# Culinary School in Asia



## ablosh (Dec 18, 2005)

I'm a graduating student, finishing March of next year, but I'm a very passionate cook who has never had any formal training or classes. I've only learned to bake and cook from books, TV shows and the internet. However, I'm planning to pursue a formal culinary education.

Does anyone know of a good school in Asia (because studying farther as I am from Southeast Asia, might be too expensive for my parents) that I might check out online? Or if you know of a school in other parts of the world that grants international scholarships, please do write them down here.
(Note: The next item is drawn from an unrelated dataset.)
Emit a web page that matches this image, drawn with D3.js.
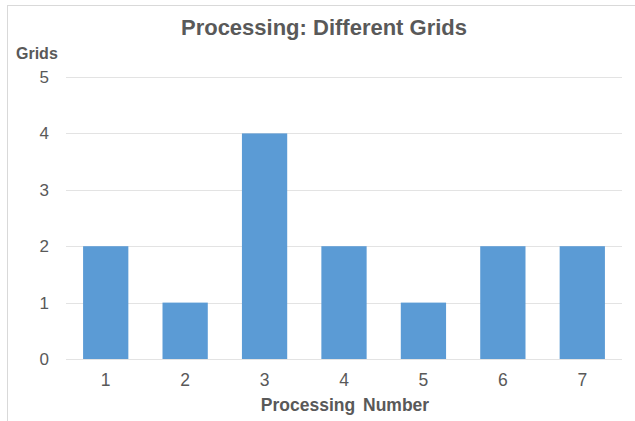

Any form of advice will be appreciated too!


Thank you!


----------



## twisterbjj (Mar 24, 2005)

Try this link...

www.iscahm.com, its in the philippines, all european instructors.


----------



## ablosh (Dec 18, 2005)

Thanks! Will check it out. Are you from the Philippines too? Know anyone who studied in ISCAHM?


----------



## spicedup (Dec 24, 2005)

Beside ISCAHM, also across Ateneo De Manila University, is CCA or the Center for Culinary Arts. You might want to check that out as well! I have a friend that goes there, and by the stories he's told me, they're really strict which basically means good education. BTW, yeah, I'm Filipina. Migrated to California though, and currently going to a branch of Le Cordon Bleu. =)


----------



## arun ram kumar (Jun 12, 2012)

hi this is arun from india can any one help me to choose a good institute for culinary education which has a reasonable price tag to it and i am going nuts searching for the options on the web still couldn't find one.


----------